Can Menopausal Symptoms return if you stop?

A report from the Women’s Health Initiative (WHI) found that more than half of the women who reported hot flushes, night sweats and other related menopausal symptoms at the time of starting HRT, experienced a recurrence of these symptoms after being taken off the therapy. 

As a result of this, it is advised to come off HRT gradually. The body becomes dependent of the additional supply of hormones, therefore a sudden halt of the treatment may in-fact cause an ‘overnight menopause.’ Despite this, NHS guidance advises that you can stop suddenly or gradually and can all depend on the individual whether symptoms come back. 

How long should you take HRT? 

There is no ‘right time’ to come off the therapy treatment, however the answer is dependent on several factors.  

  • What age you began the treatment 
  • What the main reasons were for starting 
  • Your general health and fitness  
  • Medical history and lifestyle  

“One in ten UK women who would stand to benefit from HRT are actually taking it”DR. Louise Newson – Healthista Writer 

It is important to acknowledge that the benefits of retaining oestrogen can outweigh the reported risk factors.

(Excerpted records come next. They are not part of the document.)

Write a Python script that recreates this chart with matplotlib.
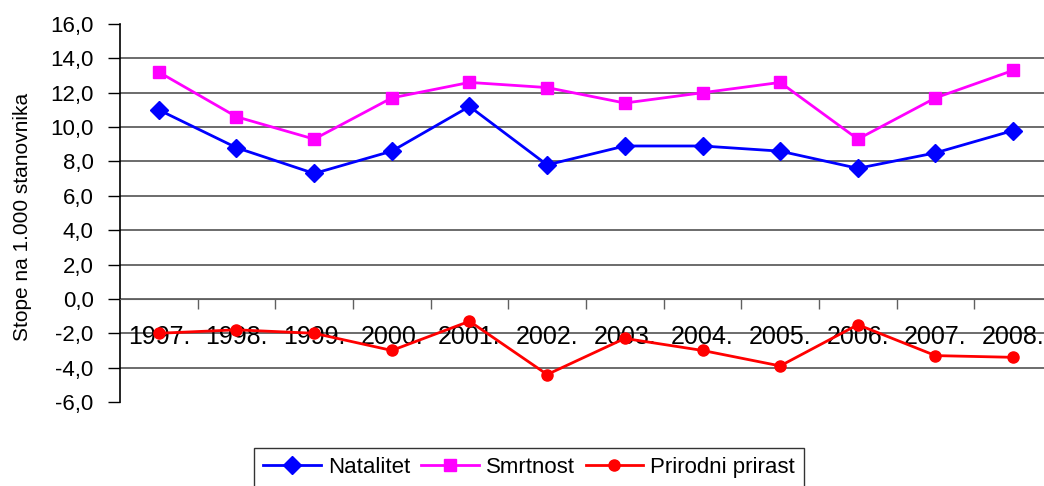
import matplotlib.pyplot as plt
from matplotlib.ticker import FuncFormatter, MultipleLocator

godine = ['1997.', '1998.', '1999.', '2000.', '2001.', '2002.',
          '2003.', '2004.', '2005.', '2006.', '2007.', '2008.']
natalitet = [11.0, 8.8, 7.3, 8.6, 11.2, 7.8, 8.9, 8.9, 8.6, 7.6, 8.5, 9.8]
smrtnost = [13.2, 10.6, 9.3, 11.7, 12.6, 12.3, 11.4, 12.0, 12.6, 9.3, 11.7, 13.3]
prirast = [-2.0, -1.8, -2.0, -3.0, -1.3, -4.4, -2.3, -3.0, -3.9, -1.5, -3.3, -3.4]

plt.rcParams['font.family'] = ['Liberation Sans', 'DejaVu Sans']

fig = plt.figure(figsize=(10.44, 4.86), dpi=100)
W, H = 1044, 486
ax = fig.add_axes([120 / W, (H - 402) / H, (1052 - 120) / W, (402 - 24) / H])

x = list(range(len(godine)))
l1, = ax.plot(x, natalitet, color='#0000FF', lw=2, marker='D', markersize=9, zorder=3)
l2, = ax.plot(x, smrtnost, color='#FF00FF', lw=2, marker='s', markersize=9, zorder=3)
l3, = ax.plot(x, prirast, color='#FF0000', lw=2, marker='o', markersize=8, zorder=3)

ax.set_xlim(-0.5, len(godine) - 0.5)
ax.set_ylim(-6, 16)

# horizontalne linije mreze
for v in range(-4, 16, 2):
    ax.axhline(v, color='#606060', lw=1.3, zorder=1)

ax.yaxis.set_major_locator(MultipleLocator(2))
ax.yaxis.set_major_formatter(FuncFormatter(lambda v, p: f'{v:.1f}'.replace('.', ',')))
ax.tick_params(axis='y', direction='out', length=9, width=1, labelsize=16, pad=10)

# kategorijska os na nuli
ax.spines['bottom'].set_position(('data', 0))
ax.spines['bottom'].set_color('#606060')
ax.spines['top'].set_visible(False)
ax.spines['right'].set_visible(False)
ax.spines['left'].set_linewidth(1.2)
ax.set_xticks(x)
ax.set_xticklabels(godine)
ax.set_xticks([i + 0.5 for i in x[:-1]], minor=True)
ax.tick_params(axis='x', which='major', length=0, labelsize=18, pad=19)
ax.tick_params(axis='x', which='minor', direction='out', length=7, width=1, color='#606060')

ax.set_ylabel('Stope na 1.000 stanovnika', fontsize=15)
ax.yaxis.set_label_coords((32 - 120) / 932, (402 - 217) / 378)

leg = fig.legend([l1, l2, l3], ['Natalitet', 'Smrtnost', 'Prirodni prirast'],
                 loc='upper center', bbox_to_anchor=(529 / W, 1 - 448 / H), ncol=3,
                 fontsize=16, frameon=True, fancybox=False, edgecolor='black',
                 handlelength=2.6, columnspacing=0.5, handletextpad=0.3,
                 borderpad=0.4, borderaxespad=0)
leg.get_frame().set_linewidth(1)

fig.savefig('out.png', dpi=100)
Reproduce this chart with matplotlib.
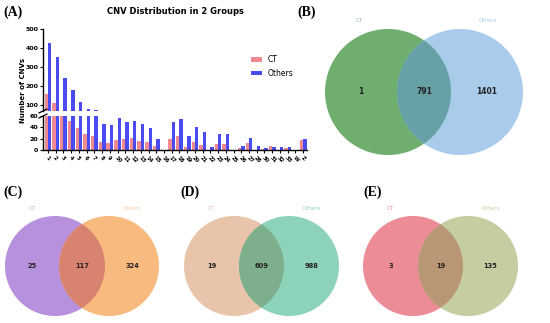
import numpy as np
import matplotlib.pyplot as plt
from matplotlib.patches import Circle

# dados do painel A (CNVs por cromossomo)
chroms = [str(i) for i in range(1, 29)] + ['30', '31', '32', '33', 'W', 'Z']
ct_counts = [160, 112, 72, 52, 39, 29, 24, 15, 13, 18, 19, 21, 16, 15, 7, 0,
             20, 24, 5, 15, 8, 0, 10, 10, 0, 3, 13, 0, 2, 7, 0, 4, 0, 18]
others_counts = [428, 354, 242, 178, 118, 80, 75, 46, 44, 56, 50, 52, 46, 39, 20, 0,
                 49, 54, 24, 40, 31, 5, 28, 28, 0, 7, 21, 7, 3, 6, 5, 5, 0, 19]

# dados dos diagramas de Venn (so CT, ambos, so Others)
venn_b = [1, 791, 1401]
venn_c = [25, 117, 324]
venn_d = [19, 609, 988]
venn_e = [3, 19, 135]

W, H = 550, 323
fig = plt.figure(figsize=(5.5, 3.23), dpi=100)

def fx(px):
    return px / W

def fy(py):
    return 1 - py / H

# ---- painel A: barras com eixo quebrado ----
left, right = 43, 307
ax_top = fig.add_axes([fx(left), fy(111), fx(right - left), fy(29) - fy(111)])
ax_bot = fig.add_axes([fx(left), fy(150), fx(right - left), fy(116) - fy(150)])

x = np.arange(len(chroms))
bw = 0.44
for ax in (ax_top, ax_bot):
    ax.bar(x - bw / 2, ct_counts, bw, color='#F08A92', label='CT')
    ax.bar(x + bw / 2, others_counts, bw, color='#4B4BF2', label='Others')
    ax.set_xlim(-0.65, len(chroms) - 0.5)
    for s in ('top', 'right'):
        ax.spines[s].set_visible(False)
    for s in ('left', 'bottom'):
        ax.spines[s].set_linewidth(1.0)
    ax.tick_params(axis='y', labelsize=4.5, length=2.5, width=0.8, pad=1)
    for lab in ax.get_yticklabels():
        lab.set_fontweight('bold')

ax_top.set_ylim(70, 500)
ax_top.set_yticks([100, 200, 300, 400, 500])
ax_top.spines['bottom'].set_visible(False)
ax_top.tick_params(axis='x', bottom=False, labelbottom=False)
for lab in ax_top.get_yticklabels():
    lab.set_fontweight('bold')

ax_bot.set_ylim(0, 60)
ax_bot.set_yticks([0, 20, 40, 60])
ax_bot.set_xticks(x)
ax_bot.set_xticklabels(chroms, rotation=-45, ha='left', rotation_mode='anchor',
                       fontsize=3.8, fontweight='bold')
ax_bot.tick_params(axis='x', length=2.5, width=0.8, pad=1)
for lab in ax_bot.get_yticklabels():
    lab.set_fontweight('bold')

# marcas de quebra do eixo
d = 0.012
kw = dict(color='k', lw=0.9, clip_on=False, transform=fig.transFigure)
for yy in (fy(111), fy(116)):
    fig.add_artist(plt.Line2D([fx(left) - d * 0.6, fx(left) + d * 0.6],
                              [yy - d * 0.5, yy + d * 0.5], **kw))

fig.text(fx(23), fy(90), 'Number of CNVs', rotation=90, ha='center', va='center',
         fontsize=5, fontweight='bold')
fig.text(fx(175), fy(11), 'CNV Distribution in 2 Groups', ha='center', va='center',
         fontsize=6, fontweight='bold')
handles, labels = ax_top.get_legend_handles_labels()
fig.legend(handles, labels, loc='upper left', bbox_to_anchor=(fx(248), fy(52)),
           frameon=False, fontsize=5.5, handlelength=1.4, handleheight=0.6,
           borderaxespad=0, labelspacing=0.6, handletextpad=0.8)

# ---- paineis de Venn ----
ov = fig.add_axes([0, 0, 1, 1], zorder=-1)
ov.set_xlim(0, W)
ov.set_ylim(H, 0)
ov.axis('off')

def venn(cx1, cx2, cy, r, c1, c2, c12, counts, lab_col1, lab_col2, fs, lab_y):
    p1 = Circle((cx1, cy), r, color=c1, lw=0)
    p2 = Circle((cx2, cy), r, color=c2, lw=0)
    ov.add_patch(p1)
    ov.add_patch(p2)
    p12 = Circle((cx2, cy), r, color=c12, lw=0)
    ov.add_patch(p12)
    p12.set_clip_path(p1)
    mid = (cx1 + cx2) / 2
    xs = [(cx1 - r + cx2 - r) / 2, mid, (cx1 + r + cx2 + r) / 2]
    for xx, n in zip(xs, counts):
        ov.text(xx, cy, str(n), ha='center', va='center', fontsize=fs,
                fontweight='bold', color='#222222')
    ov.text(cx1 - r * 0.45, lab_y, 'CT', ha='center', va='center', fontsize=4, color=lab_col1)
    ov.text(cx2 + r * 0.45, lab_y, 'Others', ha='center', va='center', fontsize=4, color=lab_col2)

venn(388, 460, 92, 63, '#6FAE6F', '#A9CCEA', '#66A1A5', venn_b, '#8CC08C', '#A9CCEA', 5.5, 20)
venn(55, 109, 266, 50, '#B791DD', '#F9BA7F', '#D7836F', venn_c, '#C6A8E6', '#F9C9A0', 4.8, 208)
venn(234, 289, 266, 50, '#E8C4AB', '#8DD3BA', '#7EAF8D', venn_d, '#E8C4AB', '#8DD3BA', 4.8, 208)
venn(413, 468, 266, 50, '#EC8C97', '#C4CEA1', '#B99774', venn_e, '#EC8C97', '#C4CEA1', 4.8, 208)

# letras dos paineis
for lab, px, py in [('(A)', 3, 12), ('(B)', 297, 12), ('(C)', 3, 192),
                    ('(D)', 180, 192), ('(E)', 363, 192)]:
    fig.text(fx(px), fy(py), lab, ha='left', va='center', fontsize=10,
             fontweight='bold', family='Liberation Serif')

fig.savefig('out.png', dpi=100)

It is important to consider HRT to: 

  • Maintain bone density to avoid injuries and long-term mobility issues
  • Increase levels of collagen boosts connective tissue and skin tone  
  • Maintain a strong mental and emotional state of mind, allowing for a better quality of life 
  • Uphold healthy cardiovascular system, essential to pursuing an active and stress busting lifestyle  

 

With the benefits to your patient’s emotional and physical well-being PLUS considering the the reduced risks, ‘One out of ten UK women’ seems a much too small adoption of a therapy that can have life changing impact.